- Exercise brief
Copy out each line featuring the string "with" from the entries beneath.

======== Data

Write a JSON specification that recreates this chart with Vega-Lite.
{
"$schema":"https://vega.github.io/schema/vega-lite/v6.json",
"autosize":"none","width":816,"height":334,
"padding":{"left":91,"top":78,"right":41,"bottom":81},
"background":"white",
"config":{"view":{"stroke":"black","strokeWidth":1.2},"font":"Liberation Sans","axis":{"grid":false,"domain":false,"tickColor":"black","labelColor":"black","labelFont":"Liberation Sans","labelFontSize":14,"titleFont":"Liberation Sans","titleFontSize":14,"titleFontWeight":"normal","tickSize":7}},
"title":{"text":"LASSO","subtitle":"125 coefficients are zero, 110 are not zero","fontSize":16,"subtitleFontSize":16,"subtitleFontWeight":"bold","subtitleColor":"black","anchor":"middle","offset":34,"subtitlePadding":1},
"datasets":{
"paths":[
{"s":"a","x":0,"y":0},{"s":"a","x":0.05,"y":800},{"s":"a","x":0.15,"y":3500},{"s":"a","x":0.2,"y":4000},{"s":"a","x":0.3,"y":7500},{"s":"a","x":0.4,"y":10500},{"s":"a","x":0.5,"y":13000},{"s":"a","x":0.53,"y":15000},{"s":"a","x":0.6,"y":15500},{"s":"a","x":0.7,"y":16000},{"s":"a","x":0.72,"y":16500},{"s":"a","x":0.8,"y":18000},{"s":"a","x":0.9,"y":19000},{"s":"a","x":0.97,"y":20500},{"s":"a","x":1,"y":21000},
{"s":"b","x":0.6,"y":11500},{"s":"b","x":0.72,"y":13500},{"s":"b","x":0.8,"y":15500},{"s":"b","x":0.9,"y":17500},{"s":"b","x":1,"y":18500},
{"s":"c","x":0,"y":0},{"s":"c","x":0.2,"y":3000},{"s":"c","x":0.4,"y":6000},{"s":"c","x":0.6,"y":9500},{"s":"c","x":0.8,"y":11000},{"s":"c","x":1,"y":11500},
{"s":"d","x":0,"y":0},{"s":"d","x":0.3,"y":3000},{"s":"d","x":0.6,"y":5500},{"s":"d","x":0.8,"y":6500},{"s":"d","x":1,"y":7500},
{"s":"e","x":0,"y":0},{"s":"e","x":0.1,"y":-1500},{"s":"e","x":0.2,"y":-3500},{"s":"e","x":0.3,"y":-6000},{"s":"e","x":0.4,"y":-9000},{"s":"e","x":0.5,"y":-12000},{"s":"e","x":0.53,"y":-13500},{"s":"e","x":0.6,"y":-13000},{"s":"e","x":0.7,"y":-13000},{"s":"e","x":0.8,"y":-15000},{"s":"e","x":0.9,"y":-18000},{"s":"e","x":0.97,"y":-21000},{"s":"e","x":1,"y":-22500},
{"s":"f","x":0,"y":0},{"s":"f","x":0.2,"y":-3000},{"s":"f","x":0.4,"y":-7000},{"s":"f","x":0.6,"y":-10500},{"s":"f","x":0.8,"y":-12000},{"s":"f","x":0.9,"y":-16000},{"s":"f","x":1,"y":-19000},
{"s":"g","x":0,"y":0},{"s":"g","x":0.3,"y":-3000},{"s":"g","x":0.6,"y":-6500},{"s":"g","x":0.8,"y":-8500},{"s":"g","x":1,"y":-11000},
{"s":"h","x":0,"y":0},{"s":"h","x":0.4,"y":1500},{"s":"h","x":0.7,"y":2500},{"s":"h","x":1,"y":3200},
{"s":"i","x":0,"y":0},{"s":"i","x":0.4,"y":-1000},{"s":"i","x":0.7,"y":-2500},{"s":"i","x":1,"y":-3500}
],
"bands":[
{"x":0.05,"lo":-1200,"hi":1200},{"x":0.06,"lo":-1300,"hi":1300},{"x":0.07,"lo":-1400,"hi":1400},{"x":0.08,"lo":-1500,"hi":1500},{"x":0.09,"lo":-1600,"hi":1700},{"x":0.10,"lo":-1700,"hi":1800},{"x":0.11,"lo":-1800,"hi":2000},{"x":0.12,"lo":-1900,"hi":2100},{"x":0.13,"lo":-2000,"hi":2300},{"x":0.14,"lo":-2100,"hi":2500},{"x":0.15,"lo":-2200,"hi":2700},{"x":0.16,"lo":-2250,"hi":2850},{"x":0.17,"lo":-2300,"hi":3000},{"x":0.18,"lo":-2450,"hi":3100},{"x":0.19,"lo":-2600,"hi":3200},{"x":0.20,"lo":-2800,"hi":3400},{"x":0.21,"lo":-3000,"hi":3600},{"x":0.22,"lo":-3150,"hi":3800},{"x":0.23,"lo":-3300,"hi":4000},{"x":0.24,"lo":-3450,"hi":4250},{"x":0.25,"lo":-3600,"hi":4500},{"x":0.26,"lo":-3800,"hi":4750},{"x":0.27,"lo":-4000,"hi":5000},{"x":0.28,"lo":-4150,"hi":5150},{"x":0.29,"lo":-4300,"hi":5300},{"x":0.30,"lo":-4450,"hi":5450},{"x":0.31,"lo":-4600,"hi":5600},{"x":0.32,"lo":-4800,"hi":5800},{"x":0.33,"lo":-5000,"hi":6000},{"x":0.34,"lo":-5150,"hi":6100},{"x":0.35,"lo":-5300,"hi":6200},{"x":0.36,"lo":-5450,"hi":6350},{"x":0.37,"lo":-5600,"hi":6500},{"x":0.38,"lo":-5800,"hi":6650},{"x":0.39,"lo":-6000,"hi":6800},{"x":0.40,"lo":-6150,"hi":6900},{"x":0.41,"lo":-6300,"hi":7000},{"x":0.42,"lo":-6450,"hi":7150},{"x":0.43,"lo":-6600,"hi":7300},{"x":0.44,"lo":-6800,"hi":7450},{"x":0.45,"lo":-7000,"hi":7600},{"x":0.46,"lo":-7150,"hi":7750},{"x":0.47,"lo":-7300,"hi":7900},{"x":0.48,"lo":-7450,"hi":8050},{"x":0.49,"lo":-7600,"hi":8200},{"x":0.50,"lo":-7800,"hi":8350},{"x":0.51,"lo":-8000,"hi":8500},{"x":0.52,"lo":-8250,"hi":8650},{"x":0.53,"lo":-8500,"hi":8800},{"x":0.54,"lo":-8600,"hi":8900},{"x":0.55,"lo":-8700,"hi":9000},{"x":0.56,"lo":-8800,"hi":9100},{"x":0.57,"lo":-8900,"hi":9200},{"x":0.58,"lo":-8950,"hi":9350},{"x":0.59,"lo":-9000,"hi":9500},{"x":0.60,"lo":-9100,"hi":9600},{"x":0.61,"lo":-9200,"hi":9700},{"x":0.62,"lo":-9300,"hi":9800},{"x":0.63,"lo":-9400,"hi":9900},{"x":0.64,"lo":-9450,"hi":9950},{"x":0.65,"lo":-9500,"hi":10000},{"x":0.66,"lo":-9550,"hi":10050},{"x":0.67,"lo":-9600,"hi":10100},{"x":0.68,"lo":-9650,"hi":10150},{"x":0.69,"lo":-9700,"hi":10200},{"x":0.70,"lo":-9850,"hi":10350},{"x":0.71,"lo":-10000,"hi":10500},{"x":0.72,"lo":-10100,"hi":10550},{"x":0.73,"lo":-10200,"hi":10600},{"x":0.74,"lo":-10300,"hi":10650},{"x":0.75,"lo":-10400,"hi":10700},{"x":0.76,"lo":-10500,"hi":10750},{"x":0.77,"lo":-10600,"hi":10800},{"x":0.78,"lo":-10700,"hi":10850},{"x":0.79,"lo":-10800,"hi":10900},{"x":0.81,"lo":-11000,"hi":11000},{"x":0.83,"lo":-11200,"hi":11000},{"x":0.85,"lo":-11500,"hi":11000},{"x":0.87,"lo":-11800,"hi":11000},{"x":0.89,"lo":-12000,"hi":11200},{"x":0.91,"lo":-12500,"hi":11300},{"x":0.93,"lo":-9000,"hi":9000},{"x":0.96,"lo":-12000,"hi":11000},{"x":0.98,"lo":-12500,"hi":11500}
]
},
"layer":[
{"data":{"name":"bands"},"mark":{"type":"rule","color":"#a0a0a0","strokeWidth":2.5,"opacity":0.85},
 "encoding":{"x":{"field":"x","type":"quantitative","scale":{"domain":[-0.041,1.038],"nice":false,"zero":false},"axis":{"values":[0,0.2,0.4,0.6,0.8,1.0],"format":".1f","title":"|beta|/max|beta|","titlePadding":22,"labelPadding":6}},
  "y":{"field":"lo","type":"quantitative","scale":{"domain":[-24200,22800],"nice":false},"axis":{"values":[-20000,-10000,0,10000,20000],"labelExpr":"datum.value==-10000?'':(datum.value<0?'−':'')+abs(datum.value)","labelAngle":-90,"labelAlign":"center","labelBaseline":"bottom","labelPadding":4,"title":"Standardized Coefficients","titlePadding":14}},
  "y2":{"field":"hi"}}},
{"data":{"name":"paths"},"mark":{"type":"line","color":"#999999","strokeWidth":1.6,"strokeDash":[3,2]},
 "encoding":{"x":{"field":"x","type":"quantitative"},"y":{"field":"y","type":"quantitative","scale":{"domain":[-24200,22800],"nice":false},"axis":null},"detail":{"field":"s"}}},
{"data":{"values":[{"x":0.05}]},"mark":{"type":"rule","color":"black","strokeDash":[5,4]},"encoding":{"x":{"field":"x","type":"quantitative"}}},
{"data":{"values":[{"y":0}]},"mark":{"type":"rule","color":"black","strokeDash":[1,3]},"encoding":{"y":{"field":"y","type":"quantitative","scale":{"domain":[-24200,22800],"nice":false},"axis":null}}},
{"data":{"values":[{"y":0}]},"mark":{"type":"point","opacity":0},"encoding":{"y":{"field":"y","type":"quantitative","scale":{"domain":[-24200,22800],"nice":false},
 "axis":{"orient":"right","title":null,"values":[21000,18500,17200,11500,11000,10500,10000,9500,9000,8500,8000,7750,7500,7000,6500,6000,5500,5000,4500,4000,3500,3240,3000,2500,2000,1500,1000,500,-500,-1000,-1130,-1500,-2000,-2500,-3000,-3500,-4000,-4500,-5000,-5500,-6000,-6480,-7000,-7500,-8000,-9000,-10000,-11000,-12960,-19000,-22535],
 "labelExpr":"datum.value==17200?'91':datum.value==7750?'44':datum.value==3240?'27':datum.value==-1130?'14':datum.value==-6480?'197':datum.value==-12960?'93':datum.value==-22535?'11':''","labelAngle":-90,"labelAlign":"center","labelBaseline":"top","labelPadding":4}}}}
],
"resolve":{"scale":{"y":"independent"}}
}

================
======== Data

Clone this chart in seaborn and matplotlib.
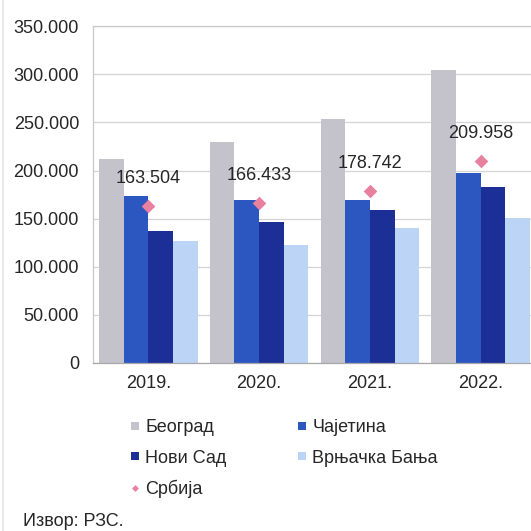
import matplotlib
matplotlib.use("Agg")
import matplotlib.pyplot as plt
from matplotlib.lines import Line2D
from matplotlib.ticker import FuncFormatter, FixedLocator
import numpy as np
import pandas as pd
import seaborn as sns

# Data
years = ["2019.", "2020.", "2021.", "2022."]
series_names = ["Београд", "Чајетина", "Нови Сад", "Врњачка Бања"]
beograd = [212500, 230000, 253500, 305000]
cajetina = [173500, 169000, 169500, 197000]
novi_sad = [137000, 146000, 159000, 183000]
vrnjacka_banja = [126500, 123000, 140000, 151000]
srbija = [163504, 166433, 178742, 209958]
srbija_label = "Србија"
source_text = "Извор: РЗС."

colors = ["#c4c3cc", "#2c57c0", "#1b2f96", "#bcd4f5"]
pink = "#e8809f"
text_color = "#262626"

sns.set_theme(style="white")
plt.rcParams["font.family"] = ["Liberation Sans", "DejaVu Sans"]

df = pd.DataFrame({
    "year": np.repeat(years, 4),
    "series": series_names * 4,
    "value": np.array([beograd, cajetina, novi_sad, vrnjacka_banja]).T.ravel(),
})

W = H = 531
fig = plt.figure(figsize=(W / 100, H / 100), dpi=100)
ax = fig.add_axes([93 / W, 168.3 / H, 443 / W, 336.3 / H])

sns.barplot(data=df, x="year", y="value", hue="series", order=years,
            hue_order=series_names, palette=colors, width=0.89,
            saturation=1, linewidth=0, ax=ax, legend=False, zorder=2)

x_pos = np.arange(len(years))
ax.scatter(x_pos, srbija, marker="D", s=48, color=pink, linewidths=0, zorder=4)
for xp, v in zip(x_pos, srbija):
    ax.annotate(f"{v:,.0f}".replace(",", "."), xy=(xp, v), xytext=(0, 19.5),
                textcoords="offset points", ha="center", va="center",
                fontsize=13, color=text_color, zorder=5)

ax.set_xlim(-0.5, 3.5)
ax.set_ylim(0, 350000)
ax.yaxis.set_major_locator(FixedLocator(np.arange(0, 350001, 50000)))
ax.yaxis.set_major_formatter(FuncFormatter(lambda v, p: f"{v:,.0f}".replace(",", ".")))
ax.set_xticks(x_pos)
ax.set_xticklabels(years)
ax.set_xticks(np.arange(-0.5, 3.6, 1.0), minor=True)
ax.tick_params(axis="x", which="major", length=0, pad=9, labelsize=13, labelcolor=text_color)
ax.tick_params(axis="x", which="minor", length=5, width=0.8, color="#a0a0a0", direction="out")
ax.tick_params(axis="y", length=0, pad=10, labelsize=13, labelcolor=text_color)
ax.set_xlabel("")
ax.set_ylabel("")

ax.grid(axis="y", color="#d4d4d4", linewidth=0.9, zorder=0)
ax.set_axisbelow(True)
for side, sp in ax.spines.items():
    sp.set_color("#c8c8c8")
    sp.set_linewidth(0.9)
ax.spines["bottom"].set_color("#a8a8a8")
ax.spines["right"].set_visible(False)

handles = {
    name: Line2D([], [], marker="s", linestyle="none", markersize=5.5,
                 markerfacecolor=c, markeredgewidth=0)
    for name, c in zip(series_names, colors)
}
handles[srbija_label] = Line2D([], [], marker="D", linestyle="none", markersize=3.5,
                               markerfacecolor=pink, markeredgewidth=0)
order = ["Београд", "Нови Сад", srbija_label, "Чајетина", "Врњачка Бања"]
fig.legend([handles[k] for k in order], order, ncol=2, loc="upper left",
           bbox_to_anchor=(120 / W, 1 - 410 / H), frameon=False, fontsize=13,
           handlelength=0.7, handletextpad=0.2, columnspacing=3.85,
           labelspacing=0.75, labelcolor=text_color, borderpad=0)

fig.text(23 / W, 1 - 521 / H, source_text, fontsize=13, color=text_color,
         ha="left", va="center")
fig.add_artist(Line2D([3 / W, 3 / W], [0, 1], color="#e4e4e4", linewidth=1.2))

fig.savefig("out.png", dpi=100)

================
======== Data

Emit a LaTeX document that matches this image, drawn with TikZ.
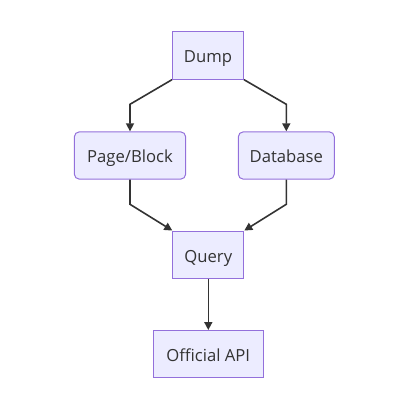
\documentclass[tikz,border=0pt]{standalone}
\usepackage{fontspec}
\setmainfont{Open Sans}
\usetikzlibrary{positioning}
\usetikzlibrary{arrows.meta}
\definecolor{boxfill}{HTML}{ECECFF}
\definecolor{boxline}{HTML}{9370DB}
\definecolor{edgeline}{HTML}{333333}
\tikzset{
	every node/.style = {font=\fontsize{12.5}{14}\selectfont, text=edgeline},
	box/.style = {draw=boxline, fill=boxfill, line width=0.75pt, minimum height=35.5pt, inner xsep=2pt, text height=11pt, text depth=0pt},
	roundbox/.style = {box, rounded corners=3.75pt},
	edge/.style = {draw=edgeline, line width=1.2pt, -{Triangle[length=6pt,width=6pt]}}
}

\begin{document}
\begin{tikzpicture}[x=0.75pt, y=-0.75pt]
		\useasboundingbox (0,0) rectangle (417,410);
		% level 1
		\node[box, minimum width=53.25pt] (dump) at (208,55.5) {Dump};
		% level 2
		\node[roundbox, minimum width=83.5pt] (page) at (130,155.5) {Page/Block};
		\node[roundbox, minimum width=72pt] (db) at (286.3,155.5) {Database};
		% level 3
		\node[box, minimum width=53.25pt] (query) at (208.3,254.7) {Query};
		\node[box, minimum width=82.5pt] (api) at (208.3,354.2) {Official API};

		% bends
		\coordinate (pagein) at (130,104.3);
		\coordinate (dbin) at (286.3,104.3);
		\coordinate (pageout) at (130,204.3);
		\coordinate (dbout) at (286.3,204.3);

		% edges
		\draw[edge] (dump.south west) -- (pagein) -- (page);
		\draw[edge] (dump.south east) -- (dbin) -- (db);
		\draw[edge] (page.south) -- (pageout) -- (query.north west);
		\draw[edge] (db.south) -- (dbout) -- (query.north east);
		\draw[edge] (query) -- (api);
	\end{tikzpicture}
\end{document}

================

- Answer to the exercise
Write a JSON specification that recreates this chart with Vega-Lite.
Emit a LaTeX document that matches this image, drawn with TikZ.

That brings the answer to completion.